BOLDNESS. A president\'s natural inclination is to take the middle way. Bush certainly shared that bias toward caution. But at every important juncture of the war on terror, he nonetheless opted for the high-risk option: sending a small force to Afghanistan rapidly rather than waiting to build up a big one, continuing the war as a war after the fall of the Taliban, turning his back on the State Department\'s advice about the calamity that must befall the United States if it fought Osama bin Laden without first placating Yasser Arafat, and on and on.

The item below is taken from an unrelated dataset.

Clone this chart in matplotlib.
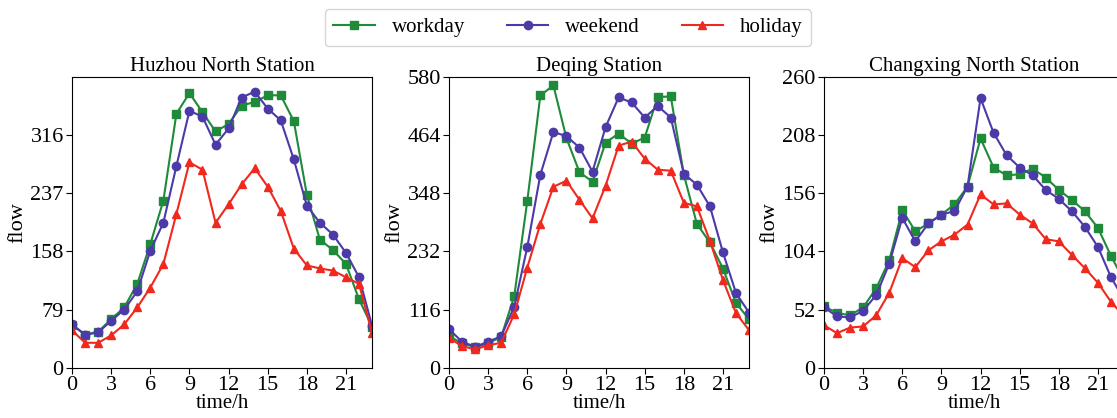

At West Point in June 2002, Bush unveiled the most ambitious rethink of American strategic doctrine since the beginning of the Cold War. In the past, the United States had always let the other guy throw the first punch: the Confederacy at Fort Sumter, the kaiser with his subs, the Japanese at Pearl Harbor. No more. "If we wait for threats to fully materialize," Bush said, "we will have waited too long." From now on, there would be no more free punches for America\'s enemies. It was a bold policy--and it rested on a bold new moral confidence. "We are in a conflict between good and evil, and America will call evil by its name." How could Bush be so sure what was evil and what was not? For him, it was not a difficult question. "Moral truth is the same in every culture, in every time, and in every place."